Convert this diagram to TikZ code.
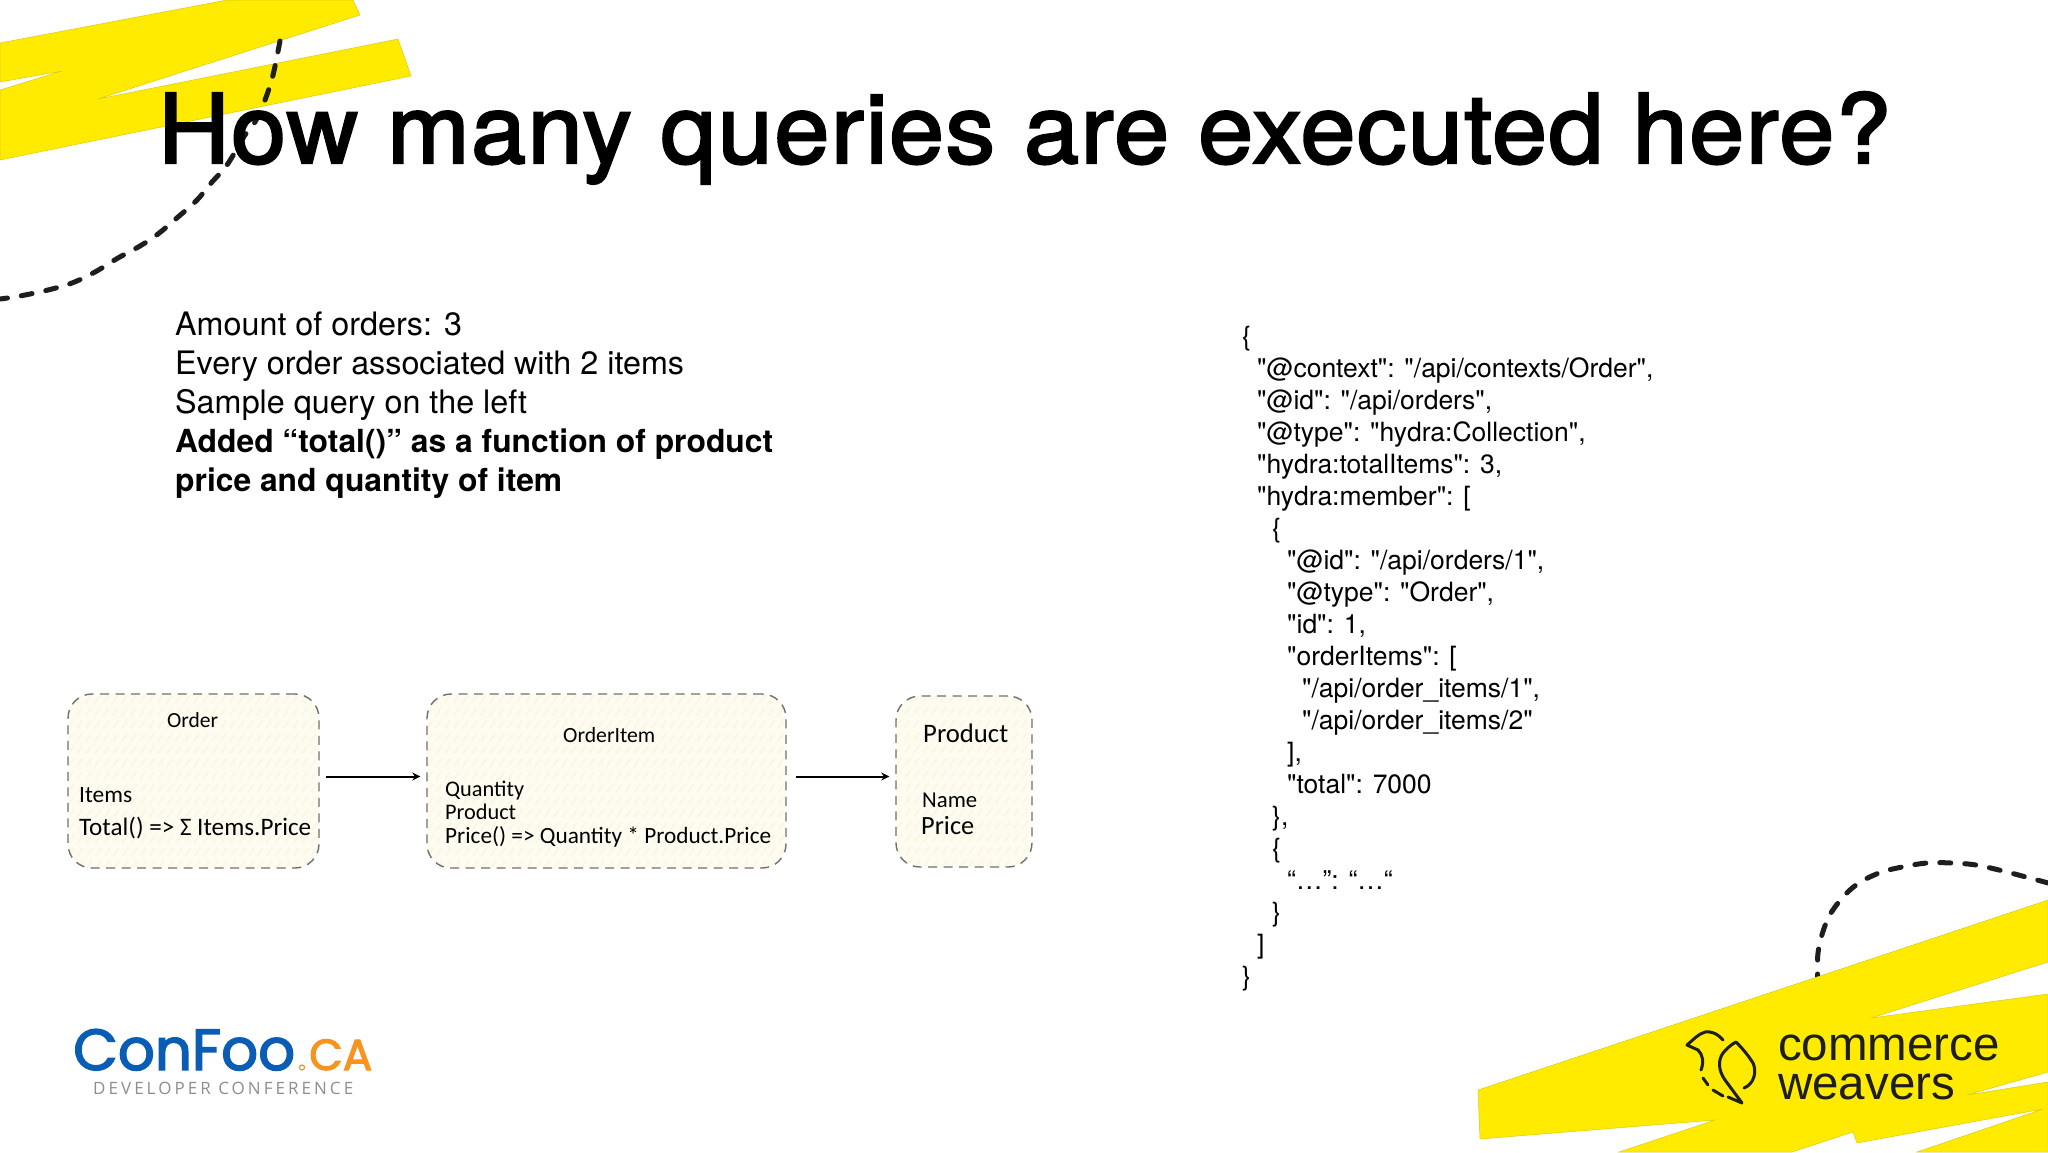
\documentclass[tikz,border=0pt]{standalone}
\usepackage{fontspec}
\usepackage{graphicx}
\setmainfont{TeX Gyre Heros}
\newfontfamily\jsonfont{TeX Gyre Heros}
\newfontfamily\handfont{Carlito}
\newfontfamily\titlefont[FakeBold=2.4,FakeStretch=1.03,LetterSpace=1.65]{TeX Gyre Heros}
\newfontfamily\logofont[FakeBold=2.5]{Poppins}
\newfontfamily\sublogofont[LetterSpace=18]{Open Sans}
\newfontfamily\cwfont{Liberation Sans}
\newcommand{\hand}[2]{\resizebox{#1pt}{!}{\handfont #2}}
\newcommand{\fitfont}[2]{\resizebox{#1pt}{!}{#2}}
\definecolor{cwyellow}{HTML}{FFEB00}
\definecolor{cwedge}{HTML}{DCCB10}
\definecolor{cwink}{HTML}{1E1E1E}
\definecolor{boxfill}{HTML}{FEFCF1}
\definecolor{boxhatch}{HTML}{FAF5DF}
\definecolor{boxline}{HTML}{707070}
\definecolor{cfblue}{HTML}{0A5DB5}
\definecolor{cforange}{HTML}{F7931E}
\definecolor{cfgray}{HTML}{8E8E8E}
\usetikzlibrary{arrows.meta}
\tikzset{
  brush/.style={fill=cwyellow,draw=cwedge,line width=0.5pt},
  swirl/.style={draw=cwink,line width=5pt,line cap=round,dash pattern=on 11pt off 14pt},
  card/.style={draw=boxline,fill=boxfill,line width=1.4pt,rounded corners=24pt,dash pattern=on 9pt off 6.5pt,inner sep=0pt,
    path picture={\foreach \i in {-260,-251,...,400}{\draw[boxhatch,line width=1.3pt]
      ([xshift=\i pt]path picture bounding box.south west) -- ++(140pt,200pt);}}},
  hand/.style={anchor=base west,inner sep=0pt,text=black},
  link/.style={draw=black,line width=2pt,-{Stealth[length=8pt,width=8pt]},shorten >=6pt,shorten <=6pt},
  bird/.style={draw=cwink,line width=3pt,line cap=round,line join=round},
}
\begin{document}
\begin{tikzpicture}[x=1pt,y=-1pt]
\useasboundingbox (0,0) rectangle (2048,1152);
\fill[white] (0,0) rectangle (2048,1152);
% top-left brush and swirl
\path[brush] (0,43) -- (227,0) -- (353,0) -- (360,15) -- (98,99) -- (398,39) -- (411,76) -- (0,160) -- (0,90) -- (62,71) -- (0,82) -- cycle;
\draw[swirl] plot[smooth,tension=0.6] coordinates {(280,41) (273,75) (265,100) (255,122) (245,135) (227,165) (212,182) (197,200) (178,217) (158,234) (140,246) (118,258) (95,272) (72,283) (48,290) (20,296) (0,299)};
% bottom-right swirl and brush
\draw[swirl] plot[smooth,tension=0.6] coordinates {(1818,985) (1818,953) (1826,923) (1838,903) (1856,885) (1879,873) (1902,867) (1927,863) (1952,863) (1976,865) (2003,871) (2026,877) (2052,884)};
\path[brush] (1478,1090) -- (2048,900) -- (2048,962) -- (1871,1018) -- (2048,994) -- (2048,1072) -- (1967,1095) -- (2048,1082) -- (2048,1152) -- (1917,1152) -- (2043,1109) -- (1857,1143) -- (1853,1132) -- (1792,1152) -- (1619,1152) -- (1715,1120) -- (1480,1139) -- cycle;
% title
\node[anchor=base west,inner sep=0pt] (title) at (158,163) {\titlefont\fontsize{96}{96}\selectfont How many queries are executed here?};
% left text
\node[anchor=north west,inner sep=0pt,align=left,font=\fontsize{32.3}{39}\selectfont] (intro) at (175,312) {Amount of orders: 3\\Every order associated with 2 items\\Sample query on the left\\{\fontsize{31.8}{39}\selectfont\bfseries Added “total()” as a function of product}\\{\fontsize{31.8}{39}\selectfont\bfseries price and quantity of item}};
% JSON
\node[anchor=north west,inner sep=0pt,align=left,font=\jsonfont\fontsize{26.5}{32}\selectfont] (json) at (1242,326) {\{\\
\hspace*{15pt}"@context": "/api/contexts/Order",\\
\hspace*{15pt}"@id": "/api/orders",\\
\hspace*{15pt}"@type": "hydra:Collection",\\
\hspace*{15pt}"hydra:totalItems": 3,\\
\hspace*{15pt}"hydra:member": [\\
\hspace*{30pt}\{\\
\hspace*{45pt}"@id": "/api/orders/1",\\
\hspace*{45pt}"@type": "Order",\\
\hspace*{45pt}"id": 1,\\
\hspace*{45pt}"orderItems": [\\
\hspace*{60pt}"/api/order\_items/1",\\
\hspace*{60pt}"/api/order\_items/2"\\
\hspace*{45pt}],\\
\hspace*{45pt}"total": 7000\\
\hspace*{30pt}\},\\
\hspace*{30pt}\{\\
\hspace*{45pt}“…”: “…“\\
\hspace*{30pt}\}\\
\hspace*{15pt}]\\
\}};
% cards
\node[card,minimum width=251pt,minimum height=174pt] (order) at (193.5,781) {};
\node[card,minimum width=359pt,minimum height=174pt] (item) at (606.5,781) {};
\node[card,minimum width=136pt,minimum height=171pt] (product) at (964,781.5) {};
\node[hand] (orderT) at (167,727) {\hand{51}{Order}};
\node[hand] (orderA) at (79,802) {\hand{53}{Items}};
\node[hand] (orderB) at (79,835) {\hand{232}{Total() => Σ Items.Price}};
\node[hand] (itemT) at (563,742) {\hand{92}{OrderItem}};
\node[hand] (itemA) at (445,796) {\hand{79}{Quantity}};
\node[hand] (itemB) at (445,819) {\hand{71}{Product}};
\node[hand] (itemC) at (445,843) {\hand{326}{Price() => Quantity * Product.Price}};
\node[hand] (prodT) at (923,742) {\hand{85}{Product}};
\node[hand] (prodA) at (922,807) {\hand{55}{Name}};
\node[hand] (prodB) at (921,834) {\hand{53}{Price}};
\draw[link] ([yshift=4.5pt]order.east) -- ([yshift=4.5pt]item.west);
\draw[link,shorten <=9pt] ([yshift=4.5pt]item.east) -- ([yshift=5pt]product.west);
% ConFoo logo
\node[anchor=base west,inner sep=0pt,text=cfblue] (confoo) at (73,1070) {\fitfont{222}{\logofont ConFoo}};
\node[anchor=base west,inner sep=0pt,text=cforange] (ca) at (309,1070) {\fitfont{63}{\logofont CA}};
\draw[cforange,line width=1.2pt] (302,1067.5) circle (2.5pt);
\node[anchor=base west,inner sep=0pt,text=cfgray] (dev) at (93,1094) {\fitfont{260}{\sublogofont\fontsize{16}{16}\selectfont DEVELOPER CONFERENCE}};
% Commerce Weavers logo
\draw[bird] (1723,1040) .. controls (1717,1033) and (1710,1031) .. (1705,1032) .. controls (1698,1034) and (1693,1040) .. (1687,1045) -- (1698,1050) .. controls (1703,1055) and (1704,1062) .. (1701,1070);
\draw[bird] (1703,1078) -- (1708,1085);
\draw[bird] (1713,1090) -- (1723,1096);
\draw[bird] (1728,1097) -- (1742,1103) -- (1725,1080) .. controls (1718,1070) and (1718,1060) .. (1723,1053) .. controls (1727,1048) and (1732,1044) .. (1736,1042) .. controls (1742,1048) and (1748,1055) .. (1753,1063) .. controls (1757,1072) and (1754,1084) .. (1744,1088);
\node[anchor=base west,inner sep=0pt,text=cwink,font=\cwfont\fontsize{47.5}{47.5}\selectfont] (cw1) at (1778,1060) {commerce};
\node[anchor=base west,inner sep=0pt,text=cwink,font=\cwfont\fontsize{47.5}{47.5}\selectfont] (cw2) at (1778,1099) {weavers};
\end{tikzpicture}
\end{document}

**What you have to do**
Leave out the pictures and output the rest of the material exactly as written.

**Task result**
Convert this diagram to TikZ code.
\documentclass[tikz,border=0pt]{standalone}
\usepackage{fontspec}
\usepackage{graphicx}
\setmainfont{TeX Gyre Heros}
\newfontfamily\jsonfont{TeX Gyre Heros}
\newfontfamily\handfont{Carlito}
\newfontfamily\titlefont[FakeBold=2.4,FakeStretch=1.03,LetterSpace=1.65]{TeX Gyre Heros}
\newfontfamily\logofont[FakeBold=2.5]{Poppins}
\newfontfamily\sublogofont[LetterSpace=18]{Open Sans}
\newfontfamily\cwfont{Liberation Sans}
\newcommand{\hand}[2]{\resizebox{#1pt}{!}{\handfont #2}}
\newcommand{\fitfont}[2]{\resizebox{#1pt}{!}{#2}}
\definecolor{cwyellow}{HTML}{FFEB00}
\definecolor{cwedge}{HTML}{DCCB10}
\definecolor{cwink}{HTML}{1E1E1E}
\definecolor{boxfill}{HTML}{FEFCF1}
\definecolor{boxhatch}{HTML}{FAF5DF}
\definecolor{boxline}{HTML}{707070}
\definecolor{cfblue}{HTML}{0A5DB5}
\definecolor{cforange}{HTML}{F7931E}
\definecolor{cfgray}{HTML}{8E8E8E}
\usetikzlibrary{arrows.meta}
\tikzset{
  brush/.style={fill=cwyellow,draw=cwedge,line width=0.5pt},
  swirl/.style={draw=cwink,line width=5pt,line cap=round,dash pattern=on 11pt off 14pt},
  card/.style={draw=boxline,fill=boxfill,line width=1.4pt,rounded corners=24pt,dash pattern=on 9pt off 6.5pt,inner sep=0pt,
    path picture={\foreach \i in {-260,-251,...,400}{\draw[boxhatch,line width=1.3pt]
      ([xshift=\i pt]path picture bounding box.south west) -- ++(140pt,200pt);}}},
  hand/.style={anchor=base west,inner sep=0pt,text=black},
  link/.style={draw=black,line width=2pt,-{Stealth[length=8pt,width=8pt]},shorten >=6pt,shorten <=6pt},
  bird/.style={draw=cwink,line width=3pt,line cap=round,line join=round},
}
\begin{document}
\begin{tikzpicture}[x=1pt,y=-1pt]
\useasboundingbox (0,0) rectangle (2048,1152);
\fill[white] (0,0) rectangle (2048,1152);
% top-left brush and swirl
\path[brush] (0,43) -- (227,0) -- (353,0) -- (360,15) -- (98,99) -- (398,39) -- (411,76) -- (0,160) -- (0,90) -- (62,71) -- (0,82) -- cycle;
\draw[swirl] plot[smooth,tension=0.6] coordinates {(280,41) (273,75) (265,100) (255,122) (245,135) (227,165) (212,182) (197,200) (178,217) (158,234) (140,246) (118,258) (95,272) (72,283) (48,290) (20,296) (0,299)};
% bottom-right swirl and brush
\draw[swirl] plot[smooth,tension=0.6] coordinates {(1818,985) (1818,953) (1826,923) (1838,903) (1856,885) (1879,873) (1902,867) (1927,863) (1952,863) (1976,865) (2003,871) (2026,877) (2052,884)};
\path[brush] (1478,1090) -- (2048,900) -- (2048,962) -- (1871,1018) -- (2048,994) -- (2048,1072) -- (1967,1095) -- (2048,1082) -- (2048,1152) -- (1917,1152) -- (2043,1109) -- (1857,1143) -- (1853,1132) -- (1792,1152) -- (1619,1152) -- (1715,1120) -- (1480,1139) -- cycle;
% title
\node[anchor=base west,inner sep=0pt] (title) at (158,163) {\titlefont\fontsize{96}{96}\selectfont How many queries are executed here?};
% left text
\node[anchor=north west,inner sep=0pt,align=left,font=\fontsize{32.3}{39}\selectfont] (intro) at (175,312) {Amount of orders: 3\\Every order associated with 2 items\\Sample query on the left\\{\fontsize{31.8}{39}\selectfont\bfseries Added “total()” as a function of product}\\{\fontsize{31.8}{39}\selectfont\bfseries price and quantity of item}};
% JSON
\node[anchor=north west,inner sep=0pt,align=left,font=\jsonfont\fontsize{26.5}{32}\selectfont] (json) at (1242,326) {\{\\
\hspace*{15pt}"@context": "/api/contexts/Order",\\
\hspace*{15pt}"@id": "/api/orders",\\
\hspace*{15pt}"@type": "hydra:Collection",\\
\hspace*{15pt}"hydra:totalItems": 3,\\
\hspace*{15pt}"hydra:member": [\\
\hspace*{30pt}\{\\
\hspace*{45pt}"@id": "/api/orders/1",\\
\hspace*{45pt}"@type": "Order",\\
\hspace*{45pt}"id": 1,\\
\hspace*{45pt}"orderItems": [\\
\hspace*{60pt}"/api/order\_items/1",\\
\hspace*{60pt}"/api/order\_items/2"\\
\hspace*{45pt}],\\
\hspace*{45pt}"total": 7000\\
\hspace*{30pt}\},\\
\hspace*{30pt}\{\\
\hspace*{45pt}“…”: “…“\\
\hspace*{30pt}\}\\
\hspace*{15pt}]\\
\}};
% cards
\node[card,minimum width=251pt,minimum height=174pt] (order) at (193.5,781) {};
\node[card,minimum width=359pt,minimum height=174pt] (item) at (606.5,781) {};
\node[card,minimum width=136pt,minimum height=171pt] (product) at (964,781.5) {};
\node[hand] (orderT) at (167,727) {\hand{51}{Order}};
\node[hand] (orderA) at (79,802) {\hand{53}{Items}};
\node[hand] (orderB) at (79,835) {\hand{232}{Total() => Σ Items.Price}};
\node[hand] (itemT) at (563,742) {\hand{92}{OrderItem}};
\node[hand] (itemA) at (445,796) {\hand{79}{Quantity}};
\node[hand] (itemB) at (445,819) {\hand{71}{Product}};
\node[hand] (itemC) at (445,843) {\hand{326}{Price() => Quantity * Product.Price}};
\node[hand] (prodT) at (923,742) {\hand{85}{Product}};
\node[hand] (prodA) at (922,807) {\hand{55}{Name}};
\node[hand] (prodB) at (921,834) {\hand{53}{Price}};
\draw[link] ([yshift=4.5pt]order.east) -- ([yshift=4.5pt]item.west);
\draw[link,shorten <=9pt] ([yshift=4.5pt]item.east) -- ([yshift=5pt]product.west);
% ConFoo logo
\node[anchor=base west,inner sep=0pt,text=cfblue] (confoo) at (73,1070) {\fitfont{222}{\logofont ConFoo}};
\node[anchor=base west,inner sep=0pt,text=cforange] (ca) at (309,1070) {\fitfont{63}{\logofont CA}};
\draw[cforange,line width=1.2pt] (302,1067.5) circle (2.5pt);
\node[anchor=base west,inner sep=0pt,text=cfgray] (dev) at (93,1094) {\fitfont{260}{\sublogofont\fontsize{16}{16}\selectfont DEVELOPER CONFERENCE}};
% Commerce Weavers logo
\draw[bird] (1723,1040) .. controls (1717,1033) and (1710,1031) .. (1705,1032) .. controls (1698,1034) and (1693,1040) .. (1687,1045) -- (1698,1050) .. controls (1703,1055) and (1704,1062) .. (1701,1070);
\draw[bird] (1703,1078) -- (1708,1085);
\draw[bird] (1713,1090) -- (1723,1096);
\draw[bird] (1728,1097) -- (1742,1103) -- (1725,1080) .. controls (1718,1070) and (1718,1060) .. (1723,1053) .. controls (1727,1048) and (1732,1044) .. (1736,1042) .. controls (1742,1048) and (1748,1055) .. (1753,1063) .. controls (1757,1072) and (1754,1084) .. (1744,1088);
\node[anchor=base west,inner sep=0pt,text=cwink,font=\cwfont\fontsize{47.5}{47.5}\selectfont] (cw1) at (1778,1060) {commerce};
\node[anchor=base west,inner sep=0pt,text=cwink,font=\cwfont\fontsize{47.5}{47.5}\selectfont] (cw2) at (1778,1099) {weavers};
\end{tikzpicture}
\end{document}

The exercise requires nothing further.